2014年度〜2016年度の3ヵ年度行われた補助事業に「空き家活用モデルプロジェクト」という、最大500万円の助成が得られる、提案型で公開審査によって選定が行われた事業がありました。3ヵ年度で計9件が認定され、選定プロジェクトである「itonowa」も現地視察をさせていただきました。背中合わせの2軒の京町家を中庭でつなげて、カフェやギャラリー、ショップが入居する、文化交流スペースとして生まれ変わっていました。現在では、全国で流通する雑誌など、各種メディアでも取り上げられていて、リノベーションの成功事例としても注目されています。

まちなかコモンズ整備事業

京都市の取組で興味深かったのが、空き家除去後の空き地を、公開空地として活用する方法も持っていることです。密集市街地における防災性向上のための取組として行われているもので、「まちなかコモンズ整備事業」と名付けられています。避難地の確保など地域防災上有効な「ひろば」として所有者が土地を提供する場合(定期借地)、建物の除去費用(最大100万円かつ工事費の9/10)と、ひろばの整備費(最大200万円)を助成するものとなっていて、所有者の固定資産税は非課税となります。ひろばの管理は自治会が行うことになっていて、倉庫や、ベンチ(かまどベンチ)、囲いなどが設置されています。木造建築物の密集する京都市において、火災の延焼防止にもなり、一時的な避難場所になるほか、防災活動の拠点として活用されることが想定されています。普段は地域の公園的な場所として、憩いの場、子どもたちの遊び場として活用されます。事例としては、今の所1件のみということでしたが、空き家対策が進むと、場所によっては空き地問題が生じることにもなるので、空き地の活用の在り方として今後示唆に富む事例です。

これからの課題

空家条例が制定され4年が経過した京都市においても、まだまだ課題があり、解決の方向性を検討しながら進めているという状況にありました。空き家に関する通報が増えている一方で、空き家対策が進んでいるという実感が、市民にあまりない状況にあり、目に見える、実効性のある取組に進化させていくことが課題となっています。これまでの総括から、課題の領域は、「個人」、「地域」、「行政」に分類されています。個人に関する課題としては、自身にとって身近な課題であるという自覚不足と、誰に相談して良いのかが分からないこと。地域に関する課題としては、個人の財産で他人が口を挟むものではないという誤解と、活動を先導する担い手不足。行政に関する課題としては、縦割りで横の連携が不足し融合できていないことと、分かりやすい情報発信が不足していること、と整理されています。

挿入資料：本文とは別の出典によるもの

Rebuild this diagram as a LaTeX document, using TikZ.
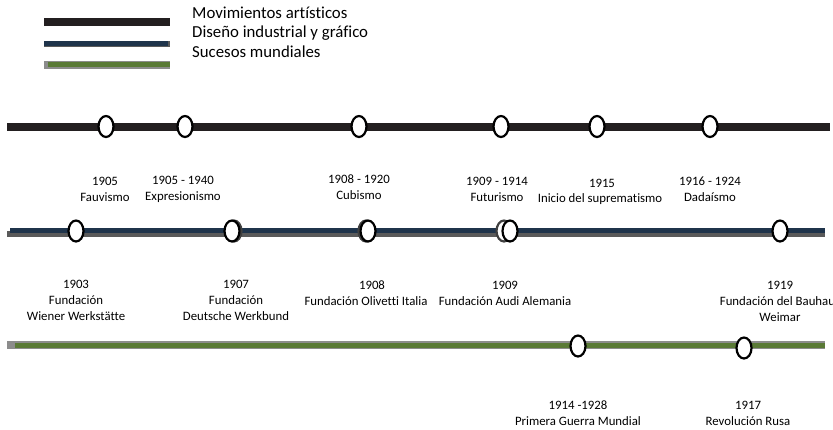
\documentclass[tikz,border=0pt]{standalone}
\usepackage{fontspec}
\setmainfont{Carlito}[Ligatures=NoCommon]
\usetikzlibrary{shapes.geometric,calc}
\definecolor{lineblack}{HTML}{231F20}
\definecolor{lineblue}{HTML}{1F344B}
\definecolor{linegreen}{HTML}{5A7A36}
\definecolor{shadowgrey}{HTML}{5A5A5A}
\definecolor{lightgrey}{HTML}{8C8C8C}
\tikzset{
  evt/.style={ellipse, draw=black, fill=white, line width=2.2pt, minimum width=15pt, minimum height=21pt, inner sep=0pt},
  evtshadow/.style={ellipse, draw=black!75, fill=white, line width=2.2pt, minimum width=15pt, minimum height=21pt, inner sep=0pt},
  lbl/.style={align=center, font=\fontsize{12.8}{16}\selectfont, inner sep=0pt},
  leg/.style={anchor=west, font=\fontsize{16.8}{19}\selectfont, inner sep=0pt},
}
\begin{document}
\begin{tikzpicture}[x=1pt,y=-1pt]
\useasboundingbox (0,0) rectangle (833,429);
% legend
\draw[lineblack, line width=7.5pt] (44,22) -- (170,22);
\draw[shadowgrey, line width=6.5pt] (44,44) -- (170,44);
\draw[lineblue, line width=5pt] (44,43) -- (168,43);
\draw[lightgrey, line width=8pt] (44,65) -- (170,65);
\draw[linegreen, line width=5pt] (48,64.5) -- (170,64.5);
\node[leg] (l1) at (192,13) {Movimientos artísticos};
\node[leg] (l2) at (192,33) {Diseño industrial y gráfico};
\node[leg] (l3) at (192,52) {Sucesos mundiales};
% line 1: movimientos
\coordinate (a0) at (7,126.5);
\coordinate (a1) at (830,126.5);
\draw[lineblack, line width=8pt] (a0) -- (a1);
\node[evt] (m1) at (106,126.5) {};
\node[evt] (m2) at (185,126.5) {};
\node[evt] (m3) at (359,126.5) {};
\node[evt] (m4) at (501,126.5) {};
\node[evt] (m5) at (597,126.5) {};
\node[evt] (m6) at (710,126.5) {};
\node[lbl] (t1) at (105,189) {1905\\Fauvismo};
\node[lbl] (t2) at (183,189) {1905 - 1940\\Expresionismo};
\node[lbl] (t3) at (359,187) {1908 - 1920\\Cubismo};
\node[lbl] (t4) at (497,189) {1909 - 1914\\Futurismo};
\node[lbl] (t5a) at (602,183) {1915};
\node[lbl] (t5b) at (600,199) {Inicio del\ suprematismo};
\node[lbl] (t6) at (710,189) {1916 - 1924\\Dadaísmo};
% line 2: diseño
\coordinate (b0) at (7,232);
\coordinate (b1) at (825,232);
\draw[shadowgrey, line width=6pt] ($(b0)+(0,1.5)$) -- ($(b1)+(0,1.5)$);
\draw[lineblue, line width=5pt] (10,230.5) -- (825,230.5);
\node[evtshadow] (d3s) at (366,231) {};
\node[evtshadow] (d4s) at (504,231) {};
\node[evtshadow] (d2s) at (234,231) {};
\node[evt] (d1) at (76,231) {};
\node[evt] (d2) at (232,231) {};
\node[evt] (d3) at (368,231) {};
\node[evt] (d4) at (510,231) {};
\node[evt] (d5) at (780,231) {};
\node[lbl] (u1) at (76,300) {1903\\Fundación\\Wiener\ Werkstätte};
\node[lbl] (u2) at (236,300) {1907\\Fundación\\Deutsche\ Werkbund};
\node[lbl] (u3a) at (372,285) {1908};
\node[lbl] (u3b) at (366,301) {Fundación Olivetti Italia};
\node[lbl] (u4) at (505,293) {1909\\Fundación Audi\ Alemania};
\node[lbl] (u5) at (780,301) {1919\\Fundación del Bauhaus\\Weimar};
% line 3: sucesos
\coordinate (c0) at (7,345);
\coordinate (c1) at (825,345);
\draw[lightgrey, line width=8.5pt] (c0) -- (c1);
\draw[linegreen, line width=5pt] (15,345.5) -- (825,345.5);
\node[evt] (s1) at (578,346) {};
\node[evt] (s2) at (744,348) {};
\node[lbl] (v1) at (578,413) {1914 -1928\\Primera Guerra Mundial};
\node[lbl] (v2) at (748,413) {1917\\Revolución Rusa};
\end{tikzpicture}
\end{document}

課題解決の方向性としては、(1)自分ごととしての受け止めをしてもらうためには、危険家屋が一部の特殊事例ではなく、身近に起こりうる問題として共通認識を持ってもらう、(2)他施策との融合を図るためには、比較的関心が高い話題に絡めて間口を広げる工夫をする、(3)専門家(学生)のノウハウや協力を得るために、行政職員による体制が問題なのではなく、ノウハウのある専門家の協力を仰ぐほうが効率的である、(4)積極的な広報活動のためには、空き家に関する様々な課題があり、相談先も多岐に渡っているため、分かりやすい情報発信が必要である、という4つの軸での整理が行われています。とはいえ、まだまだ解決策については手探りで、これから如何に取り組みを進化させていけるかが、これからの課題となっていました。